The lessons learned from our mistakes in the past should not be ignored in this process. It is not enough to shell the terror camps in the Kandil Mountains in military operations, the effectiveness of which is dubious, although it is the first option we resort to whenever terror has haunted us during the last 30 years. These air attacks may be calming the public after our martyred soldiers, but it clear that these operations are no longer effective. The good decision to use the police's special operations teams against terror must be quickly implemented, and we must search for ways to destroy the terrorist organization in its own nest.
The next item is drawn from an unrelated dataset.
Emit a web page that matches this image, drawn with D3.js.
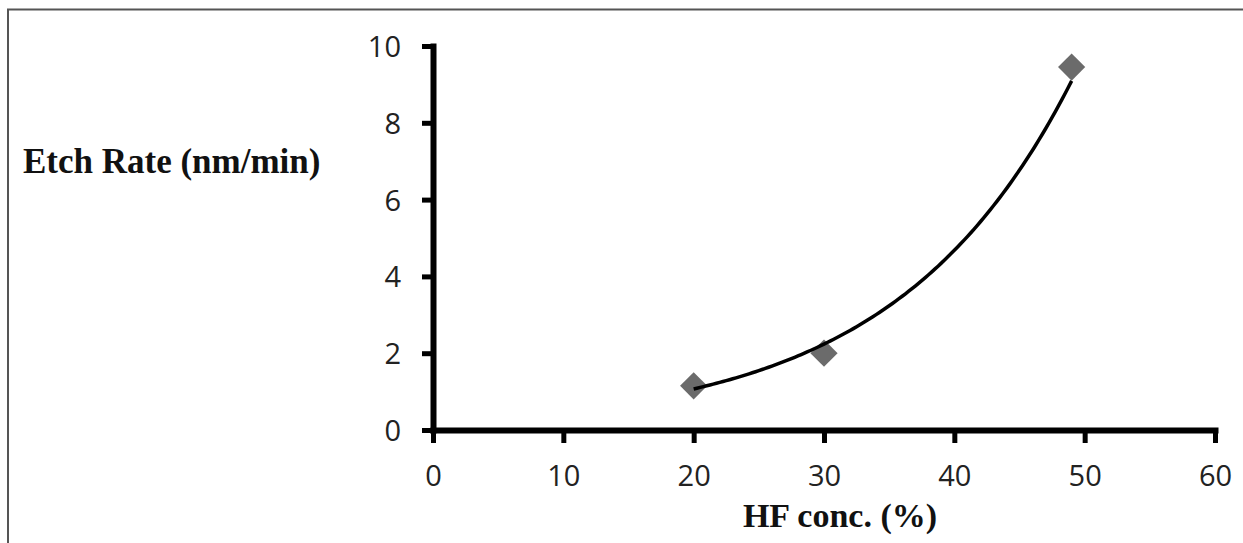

Whatever is needed for counterterrorism -- tanks, cannons, finely targeted operations, land operations -- all options must be implemented simultaneously.

 

In the meantime, all these moves must comply with the rule of law. And we don't doubt this will be the case. Concerns about a return to the extrajudicial violent practices of 1993-1994 are extremely unfounded. Indeed, Turkey is no longer that country of the 1990s and the current government is not weak, unlike the governments of that era, and the security forces can no longer act with impunity and are held accountable for their actions. Today, the country's extremely advanced civil society, its independent media with an ever-increasing effectiveness and its strong judicial institutions are capable of monitoring all sorts of security moves and developing strong guarantees against violations and violations of freedoms.

 

I must note that the Erdoğan government will certainly use the state's hand of wrath against terror and its hand of compassion against our civilian Kurdish citizens in the most successful manner, and like many of its previous successes, it has a good chance of being etched into history as the government that put an end to the PKK's terrorism. This can be done as long as correct actions are assigned to the correct people at the correct time. This can be done if Erdoğan stops rewarding some of his close aides responsible for the failure of the Kurdish initiative and, worst of all, tasking them with finding a solution to the Kurdish issue.